I'm not looking for a Schutzhund prospect. I am strictly interested in breeding for myself. I understand what you are saying and appreciate your concerns. With all due respect, I have no doubt my dog is worthy of siring a litter. I doubt I would breed but once and I intend to be quite discriminating about choosing the female as far as fitting my lifestyle and interests. Yes, I could be very disappointed, but I am not looking for approval or endorsement, I'm strictly seeking what works for me. No puppy will go to any home that is not approved (and anyone who deals with me regarding my young horses will tell you I'm quite strict) and I am fine with keeping more than one. I am attempting to stack the deck by researching the bloodlines and meeting individuals firsthand and don't mind advice. However, I'm not asking for judgement or approval, just looking for certain lines to start my search. Your suggestion regarding finding breeders is exactly what I am attempting to do. Since you don't know me and you didn't have the privilege of knowing Norman, I don't think you know enough about us to make a judgement. He was truly amazing (and perfectly sound until the last few months, OFA'd parents) and I intend to pursue this. 
Respectfully,
PennyG


----------



## DianaM (Jan 5, 2006)

OFA'd parents mean absolutely nothing unless the dog in question was also hip certified.
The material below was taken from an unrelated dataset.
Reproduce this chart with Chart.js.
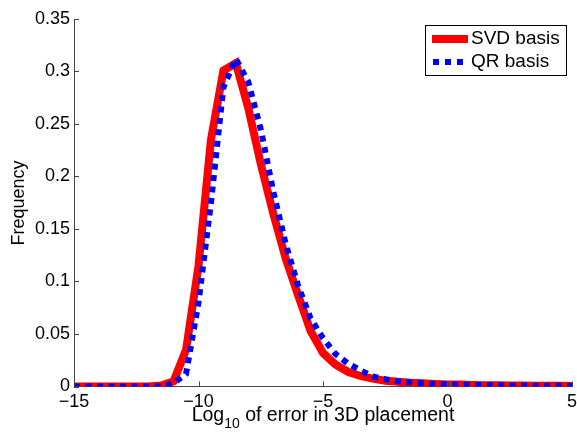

Breeders can tell you the OFA Excellent parents that produced a majority of severely dysplastic progeny. The GSD world is not much like the horse world. You can breed your horse and get one horse, you can breed your GSD and get 12 more. You're also not just breeding this one litter for yourself, but potentially breeding more litters by virtue of your produced pups having pups of their own. This is an overall not very healthy breed with many temperament issues and it is a sad fact that some of these issues are perpetuated by "just one litters" from people who think the world of their dogs but do not bother to get their dogs thoroughly proven and honestly evaluated by objective parties.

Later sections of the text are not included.